● DATA EXCERPT
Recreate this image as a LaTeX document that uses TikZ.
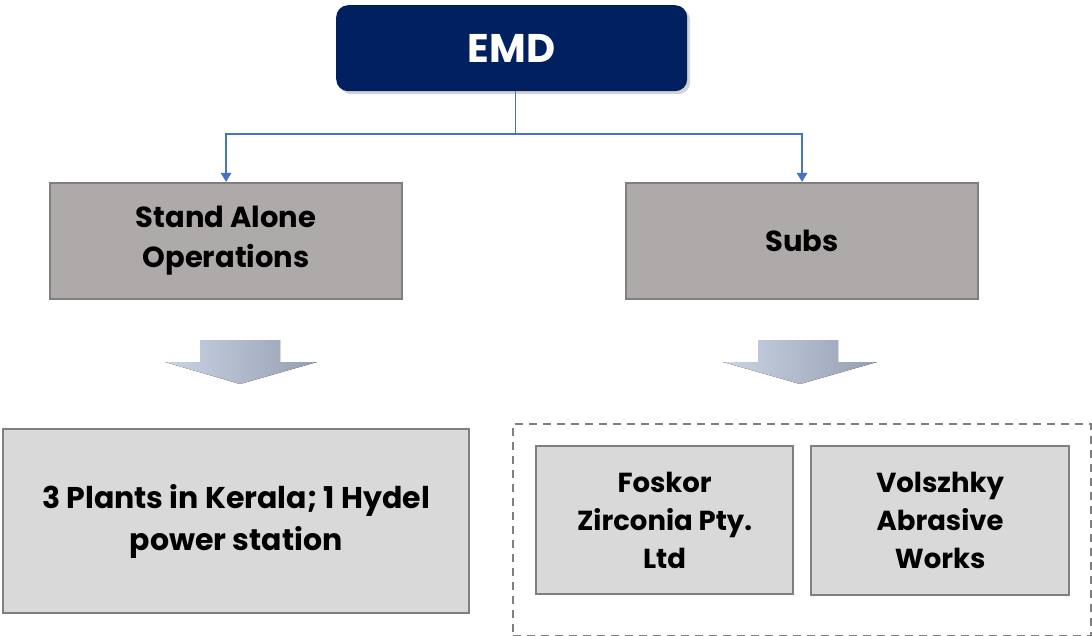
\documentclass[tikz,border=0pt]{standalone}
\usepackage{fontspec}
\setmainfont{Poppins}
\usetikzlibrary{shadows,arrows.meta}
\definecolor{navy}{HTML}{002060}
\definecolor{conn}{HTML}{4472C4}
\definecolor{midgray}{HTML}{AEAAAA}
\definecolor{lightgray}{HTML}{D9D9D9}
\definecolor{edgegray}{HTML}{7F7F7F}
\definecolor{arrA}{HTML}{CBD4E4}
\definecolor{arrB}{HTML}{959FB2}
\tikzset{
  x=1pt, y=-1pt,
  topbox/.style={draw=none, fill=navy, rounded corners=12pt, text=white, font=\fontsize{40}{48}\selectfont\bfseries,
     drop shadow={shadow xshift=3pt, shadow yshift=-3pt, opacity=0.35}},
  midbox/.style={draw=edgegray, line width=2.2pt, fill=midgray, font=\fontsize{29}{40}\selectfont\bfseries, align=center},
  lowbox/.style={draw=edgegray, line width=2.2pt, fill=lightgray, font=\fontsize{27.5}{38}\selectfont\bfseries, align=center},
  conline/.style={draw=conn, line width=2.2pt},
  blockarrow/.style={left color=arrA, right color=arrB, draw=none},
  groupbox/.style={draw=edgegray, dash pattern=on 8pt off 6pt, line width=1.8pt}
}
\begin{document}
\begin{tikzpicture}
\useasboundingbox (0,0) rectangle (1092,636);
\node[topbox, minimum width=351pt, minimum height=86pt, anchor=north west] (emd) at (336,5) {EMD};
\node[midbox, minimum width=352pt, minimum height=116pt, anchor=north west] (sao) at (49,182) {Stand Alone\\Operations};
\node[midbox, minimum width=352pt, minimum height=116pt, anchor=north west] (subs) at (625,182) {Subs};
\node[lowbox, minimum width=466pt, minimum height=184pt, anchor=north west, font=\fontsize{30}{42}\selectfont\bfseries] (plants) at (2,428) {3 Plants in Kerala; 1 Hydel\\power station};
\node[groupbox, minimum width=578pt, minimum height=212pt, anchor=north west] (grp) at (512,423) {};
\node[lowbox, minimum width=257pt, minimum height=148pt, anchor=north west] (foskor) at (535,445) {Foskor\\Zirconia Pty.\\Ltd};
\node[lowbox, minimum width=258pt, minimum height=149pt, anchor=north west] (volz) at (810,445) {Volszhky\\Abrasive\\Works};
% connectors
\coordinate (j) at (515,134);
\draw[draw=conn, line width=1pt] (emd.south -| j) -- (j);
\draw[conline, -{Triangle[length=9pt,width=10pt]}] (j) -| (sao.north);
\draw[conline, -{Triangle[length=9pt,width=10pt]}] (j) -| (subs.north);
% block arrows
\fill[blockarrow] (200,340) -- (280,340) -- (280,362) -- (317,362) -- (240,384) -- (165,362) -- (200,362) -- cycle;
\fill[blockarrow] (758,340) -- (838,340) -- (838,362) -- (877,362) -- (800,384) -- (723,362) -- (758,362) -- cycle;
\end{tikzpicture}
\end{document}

● EXERCISE OBJECTIVE
Leave the pictures out, and print every line of the listing exactly as written.

● COMPLETE ANSWER
Recreate this image as a LaTeX document that uses TikZ.
\documentclass[tikz,border=0pt]{standalone}
\usepackage{fontspec}
\setmainfont{Poppins}
\usetikzlibrary{shadows,arrows.meta}
\definecolor{navy}{HTML}{002060}
\definecolor{conn}{HTML}{4472C4}
\definecolor{midgray}{HTML}{AEAAAA}
\definecolor{lightgray}{HTML}{D9D9D9}
\definecolor{edgegray}{HTML}{7F7F7F}
\definecolor{arrA}{HTML}{CBD4E4}
\definecolor{arrB}{HTML}{959FB2}
\tikzset{
  x=1pt, y=-1pt,
  topbox/.style={draw=none, fill=navy, rounded corners=12pt, text=white, font=\fontsize{40}{48}\selectfont\bfseries,
     drop shadow={shadow xshift=3pt, shadow yshift=-3pt, opacity=0.35}},
  midbox/.style={draw=edgegray, line width=2.2pt, fill=midgray, font=\fontsize{29}{40}\selectfont\bfseries, align=center},
  lowbox/.style={draw=edgegray, line width=2.2pt, fill=lightgray, font=\fontsize{27.5}{38}\selectfont\bfseries, align=center},
  conline/.style={draw=conn, line width=2.2pt},
  blockarrow/.style={left color=arrA, right color=arrB, draw=none},
  groupbox/.style={draw=edgegray, dash pattern=on 8pt off 6pt, line width=1.8pt}
}
\begin{document}
\begin{tikzpicture}
\useasboundingbox (0,0) rectangle (1092,636);
\node[topbox, minimum width=351pt, minimum height=86pt, anchor=north west] (emd) at (336,5) {EMD};
\node[midbox, minimum width=352pt, minimum height=116pt, anchor=north west] (sao) at (49,182) {Stand Alone\\Operations};
\node[midbox, minimum width=352pt, minimum height=116pt, anchor=north west] (subs) at (625,182) {Subs};
\node[lowbox, minimum width=466pt, minimum height=184pt, anchor=north west, font=\fontsize{30}{42}\selectfont\bfseries] (plants) at (2,428) {3 Plants in Kerala; 1 Hydel\\power station};
\node[groupbox, minimum width=578pt, minimum height=212pt, anchor=north west] (grp) at (512,423) {};
\node[lowbox, minimum width=257pt, minimum height=148pt, anchor=north west] (foskor) at (535,445) {Foskor\\Zirconia Pty.\\Ltd};
\node[lowbox, minimum width=258pt, minimum height=149pt, anchor=north west] (volz) at (810,445) {Volszhky\\Abrasive\\Works};
% connectors
\coordinate (j) at (515,134);
\draw[draw=conn, line width=1pt] (emd.south -| j) -- (j);
\draw[conline, -{Triangle[length=9pt,width=10pt]}] (j) -| (sao.north);
\draw[conline, -{Triangle[length=9pt,width=10pt]}] (j) -| (subs.north);
% block arrows
\fill[blockarrow] (200,340) -- (280,340) -- (280,362) -- (317,362) -- (240,384) -- (165,362) -- (200,362) -- cycle;
\fill[blockarrow] (758,340) -- (838,340) -- (838,362) -- (877,362) -- (800,384) -- (723,362) -- (758,362) -- cycle;
\end{tikzpicture}
\end{document}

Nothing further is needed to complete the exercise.